Catharism was a strange and heterodox creed which rejected substantial parts of both the Old and the New Testaments, while condemning the Pope, priests and sacraments alike. Given the established Church's firm application of law during the Middle Ages, an unholy end was inevitable. Pope Innocent IV felt obliged to act. A series of missions, denouncements, excommunications and inquisitions failed to make any impact. And so, on 16 March 1244, following a 10-month siege, more than 200 Cathars were taken from the castle of Montsegur and burned alive in the fields below. But they went to their deaths in the knowledge that their treasure had been smuggled safely out by just four of their number who had scaled sheer cliff faces in the dead of night.

During 1937 and 1938 Birks explored the castle and the surrounding caves which had become holy sites. He also spoke with those who knew of the Cathars. Gadal was himself an inspiring speaker and the power of his oratory coupled with his utter sincerity convinced Birks that Gadal possessed hidden spiritual truths. Furthermore, Gadal was only too willing to share these truths with the eager scholar.

Birks settled in happily, assisting Gadal in his work and acting as his amanuensis. Gadal in turn enabled Birks to become manager of both the local spas and the nearby Grand Hotel des Bains.

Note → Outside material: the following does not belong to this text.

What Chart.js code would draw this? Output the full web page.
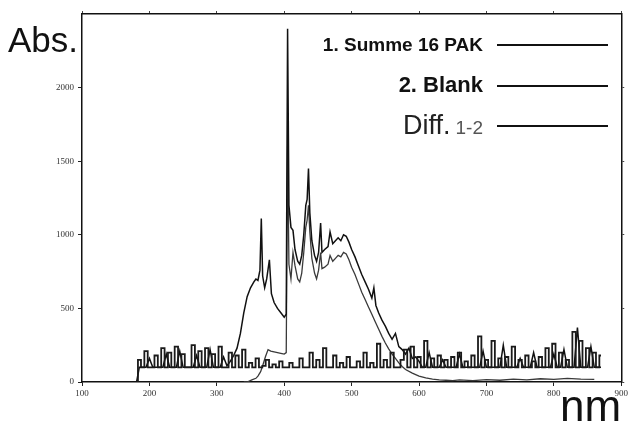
<!DOCTYPE html>
<html>
<head>
<meta charset="utf-8">
<script src="https://cdn.jsdelivr.net/npm/chart.js@4.4.1/dist/chart.umd.min.js"></script>
<style>
  html, body { margin: 0; padding: 0; background: #fff; }
  #wrap { width: 630px; height: 422px; }
</style>
</head>
<body>
<div id="wrap"><canvas id="chartCanvas" width="630" height="422"></canvas></div>
<script>
// Spektren: Wellenlaenge (nm) und Absorption

const xTicks = [100, 200, 300, 400, 500, 600, 700, 800, 900];
const yTicks = [0, 500, 1000, 1500, 2000];

const legendLabels = ['1. Summe 16 PAK', '2. Blank', 'Diff.'];

// Blank
const blankNm = [181,
  185, 190, 195, 200, 205, 210, 215, 220, 225, 230,
  235, 240, 245, 250, 255, 260, 265, 270, 275, 280,
  285, 290, 295, 300, 305, 310, 315, 320, 325, 330,
  335, 340, 345, 350, 355, 360, 365, 370, 375, 380,
  385, 390, 395, 400, 405, 410, 415, 420, 425, 430,
  435, 440, 445, 450, 455, 460, 465, 470, 475, 480,
  485, 490, 495, 500, 505, 510, 515, 520, 525, 530,
  535, 540, 545, 550, 555, 560, 565, 570, 575, 580,
  585, 590, 595, 600, 605, 610, 615, 620, 625, 630,
  635, 640, 645, 650, 655, 660, 665, 670, 675, 680,
  685, 690, 695, 700, 705, 710, 715, 720, 725, 730,
  735, 740, 745, 750, 755, 760, 765, 770, 775, 780,
  785, 790, 795, 800, 805, 810, 815, 820, 825, 830,
  835, 840, 845, 850, 855, 860, 865, 870];
const blankAbs = [0,
  150, 100, 210, 100, 100, 180, 100, 230, 100, 200,
  100, 240, 100, 190, 100, 100, 250, 100, 210, 100,
  230, 100, 190, 100, 240, 100, 100, 200, 100, 180,
  100, 220, 100, 130, 100, 160, 100, 110, 150, 100,
  120, 100, 140, 100, 100, 130, 100, 100, 160, 100,
  100, 200, 100, 150, 100, 230, 100, 100, 180, 100,
  130, 100, 170, 100, 100, 140, 100, 200, 100, 130,
  100, 260, 100, 150, 100, 200, 100, 100, 150, 220,
  100, 240, 100, 170, 100, 280, 100, 160, 100, 180,
  100, 150, 100, 170, 100, 200, 100, 140, 100, 180,
  100, 310, 100, 150, 100, 280, 100, 160, 100, 170,
  100, 240, 100, 150, 100, 180, 100, 140, 100, 170,
  100, 230, 100, 260, 100, 200, 100, 150, 100, 340,
  100, 280, 100, 230, 100, 200, 100, 180];

// 1. Summe 16 PAK
const summeNm = [181,
  185, 190, 195, 200, 205, 210, 215, 220, 225, 230,
  235, 240, 245, 250, 255, 260, 265, 270, 275, 280,
  285, 290, 295, 300, 305, 310, 315,
  320, 325, 330, 335, 340, 345, 350, 355, 358, 361,
  364, 366, 368, 371, 374, 378, 381, 385, 390, 395,
  400, 403, 405, 407, 410, 413, 416, 420, 423, 426,
  429, 432, 434, 436, 438, 441, 445, 448, 451, 454,
  456, 460, 465, 468, 472, 476, 480, 484, 488, 492,
  496, 500, 505, 510, 515, 520, 525, 530, 533, 536,
  540, 545, 550, 555, 560, 565, 570, 575, 580, 585,
  590, 595, 600,
  605, 610, 615, 620, 625, 630, 635, 640, 645, 650,
  655, 660, 665, 670, 675, 680, 685, 690, 695, 700,
  705, 710, 715, 720, 725, 730, 735, 740, 745, 750,
  755, 760, 765, 770, 775, 780, 785, 790, 795, 800,
  805, 810, 815, 820, 825, 830, 835, 840, 845, 850,
  855, 860, 865, 870];
const summeAbs = [0,
  100, 100, 100, 160, 100, 100, 100, 100, 190, 100,
  100, 100, 210, 100, 100, 100, 100, 180, 100, 100,
  100, 220, 100, 100, 100, 170, 110,
  140, 180, 230, 330, 470, 580, 640, 680, 700, 690,
  760, 1110, 720, 640, 700, 830, 600, 540, 500, 470,
  440, 460, 2400, 1200, 1050, 1030, 900, 820, 800, 860,
  1000, 1200, 1240, 1450, 1150, 960, 860, 820, 880, 1080,
  880, 900, 920, 1020, 940, 960, 980, 960, 1000, 990,
  950, 900, 850, 790, 730, 680, 630, 570, 640, 520,
  470, 420, 380, 330, 290, 330, 240, 220, 190, 230,
  160, 170, 140,
  100, 100, 200, 100, 100, 100, 150, 100, 100, 100,
  100, 190, 100, 100, 100, 100, 100, 100, 210, 100,
  100, 100, 100, 100, 250, 100, 100, 100, 100, 160,
  100, 100, 100, 200, 100, 100, 100, 100, 100, 190,
  100, 100, 220, 100, 100, 100, 370, 100, 100, 100,
  240, 100, 100, 100];

// Diff. 1-2
const diffNm = [340, 345, 352, 358, 361, 365, 368, 372, 376, 380,
  385, 390, 395, 400, 403, 405, 407, 410, 413, 416,
  420, 423, 426, 429, 432, 434, 436, 438, 441, 445,
  448, 451, 454, 456, 460, 465, 468, 472, 476, 480,
  484, 488, 492, 496, 500, 505, 510, 515, 520, 525,
  530, 535, 540, 545, 550, 555, 560, 565, 570, 575,
  580, 590, 600, 610, 620, 630, 640, 650, 660, 680,
  700, 720, 740, 760, 780, 800, 820, 840, 860];
const diffAbs = [0, 0, 14, 25, 40, 70, 110, 170, 220, 210,
  205, 200, 195, 190, 200, 1600, 800, 700, 880, 790,
  700, 680, 740, 880, 1050, 1100, 1200, 1020, 840, 740,
  700, 760, 880, 770, 780, 800, 860, 820, 840, 860,
  850, 880, 870, 830, 780, 730, 670, 610, 560, 510,
  460, 410, 360, 310, 265, 225, 190, 160, 130, 105,
  85, 60, 40, 28, 20, 15, 12, 10, 14, 10,
  16, 12, 20, 15, 22, 18, 25, 20, 18];

function toPoints(xs, ys) {
  return xs.map((x, i) => ({ x: x, y: ys[i] }));
}

const serif = '"Liberation Serif", "DejaVu Serif", serif';
const sans = '"Liberation Sans", Arial, sans-serif';

// Legende und Achsentitel von Hand zeichnen
const textPlugin = {
  id: 'texte',
  afterDraw(chart) {
    const ctx = chart.ctx;
    ctx.save();
    ctx.fillStyle = '#111';
    ctx.textBaseline = 'alphabetic';

    ctx.textAlign = 'left';
    ctx.font = '35px ' + sans;
    ctx.fillText('Abs.', 8, 52);
    ctx.font = '44px ' + sans;
    ctx.fillText('nm', 560, 421);

    ctx.textAlign = 'right';
    ctx.font = 'bold 19px ' + sans;
    ctx.fillText(legendLabels[0], 483, 51);
    ctx.font = 'bold 22px ' + sans;
    ctx.fillText(legendLabels[1], 483, 92);
    ctx.font = '19px ' + sans;
    ctx.fillStyle = '#555';
    ctx.fillText('1-2', 483, 134);
    const w = ctx.measureText('1-2').width;
    ctx.font = '27px ' + sans;
    ctx.fillStyle = '#222';
    ctx.fillText(legendLabels[2], 478 - w, 134);

    ctx.strokeStyle = '#111';
    ctx.lineWidth = 2;
    [45, 86, 126].forEach(y => {
      ctx.beginPath();
      ctx.moveTo(497, y);
      ctx.lineTo(608, y);
      ctx.stroke();
    });
    ctx.restore();
  }
};

const plain = v => String(v);

const ctx = document.getElementById('chartCanvas').getContext('2d');
const chart = new Chart(ctx, {
  type: 'scatter',
  data: {
    datasets: [
      {
        label: legendLabels[1],
        data: toPoints(blankNm, blankAbs),
        showLine: true,
        stepped: 'middle',
        borderColor: '#1a1a1a',
        borderWidth: 1.8,
        pointRadius: 0
      },
      {
        label: legendLabels[0],
        data: toPoints(summeNm, summeAbs),
        showLine: true,
        borderColor: '#111',
        borderWidth: 1.5,
        pointRadius: 0
      },
      {
        label: legendLabels[2],
        data: toPoints(diffNm, diffAbs),
        showLine: true,
        borderColor: '#3a3a3a',
        borderWidth: 1.3,
        pointRadius: 0
      }
    ]
  },
  options: {
    responsive: false,
    animation: false,
    layout: { padding: 0 },
    plugins: {
      legend: { display: false },
      tooltip: { enabled: false }
    },
    scales: {
      x: {
        type: 'linear',
        position: 'bottom',
        min: 100,
        max: 900,
        afterBuildTicks: s => { s.ticks = xTicks.map(v => ({ value: v })); },
        afterFit: s => { s.height = 40; },
        ticks: { font: { family: serif, size: 9 }, color: '#333', padding: 2, maxRotation: 0, callback: plain },
        grid: { drawOnChartArea: false, tickLength: 4, color: '#222' },
        border: { color: '#111', width: 1.5 }
      },
      x2: {
        type: 'linear',
        position: 'top',
        min: 100,
        max: 900,
        afterBuildTicks: s => { s.ticks = xTicks.map(v => ({ value: v })); },
        afterFit: s => { s.height = 14; },
        ticks: { display: false },
        grid: { drawOnChartArea: false, tickLength: 3, color: '#444' },
        border: { color: '#111', width: 1.5 }
      },
      y: {
        min: 0,
        max: 2500,
        afterBuildTicks: s => { s.ticks = yTicks.map(v => ({ value: v })); },
        afterFit: s => { s.width = 82; },
        ticks: { font: { family: serif, size: 9 }, color: '#333', padding: 4, callback: plain },
        grid: { drawOnChartArea: false, tickLength: 4, color: '#222' },
        border: { color: '#111', width: 1.5 }
      },
      y2: {
        position: 'right',
        min: 0,
        max: 2500,
        afterBuildTicks: s => { s.ticks = yTicks.map(v => ({ value: v })); },
        afterFit: s => { s.width = 8; },
        ticks: { display: false },
        grid: { drawOnChartArea: false, tickLength: 3, color: '#444' },
        border: { color: '#111', width: 1.5 }
      }
    }
  },
  plugins: [textPlugin]
});
</script>
</body>
</html>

Known locally as "the Cathar pope", Gadal was by now more than 60 years old. During 1938 he came to the decision that Birks was to be his successor and, on 16 September that year, a formal ceremony took place in the nearby rock church of Ornolac in which the young Englishman was duly anointed.

Meanwhile, war in Europe was on the horizon. Returning home, Birks was commissioned into the British Security Mission in Syria. For three years he was Head of Mission in Lattakia, a particularly sensitive area close to the Turkish border. There, a friendship with a representative of the local Nosairi religion led him to rethink his spiritual views. He later wrote: "It was there, high in the Nosairi mountains, under the clear stars, that I finally shed the fantasies of occultism and realised the true nature of the Cathar treasure."

After the war Birks returned to Ussat-les-Bains where he and Gadal attempted to revive the fortunes of the spa, but post-war austerity did not encourage tourism and in 1948 the lease was surrendered. It was during a series of subsequent teaching posts in Cairo, Istanbul and Tripoli that Birks began to write down his many thoughts on Catharism.

In 1987 - almost 20 years after his retirement from teaching - he finally published his magnum opus on the subject. It was a joint publication with the writer Robert Gilbert, entitled The Treasure of Montsegur, and opened up for the first time the truth about the Cathars and their secret treasure, a treasure that was more spiritual than material.

As Birks pointed out in the book, the four who escaped death by fire in 1244 had such a difficult route out of the castle they certainly could not have hauled material possessions. "All the natural treasure like gold had long gone. And going down a steep hill on ropes meant that they could not have carried anything with them. If all the Cathars had been exterminated their claim would have died with them."

Birks retired to a quiet flat in a residential quarter of Bath. He lectured in history and religion at the city's Technical College and was latterly a tourist guide for the Mayor of Bath's Corps of Honorary Guides, where his erudition and knowledge of languages came in useful.

By the end of his life Birks viewed the Cathars with barely disguised contempt: "There has been masses of occult nonsense written about Cathars. I believed it all those years ago but now know it is a lot of hooey. Montsegur is rather like Glastonbury. It attracts all the weirdies and beardies looking for treasure. They all think they know the answer, but the occult is a lot of baloney."

Tim Bullamore

Walter Newbigging Birks, teacher and religious leader: born Middlesbrough 25 January 1912; MBE 1968; died Bath 25 January 1999.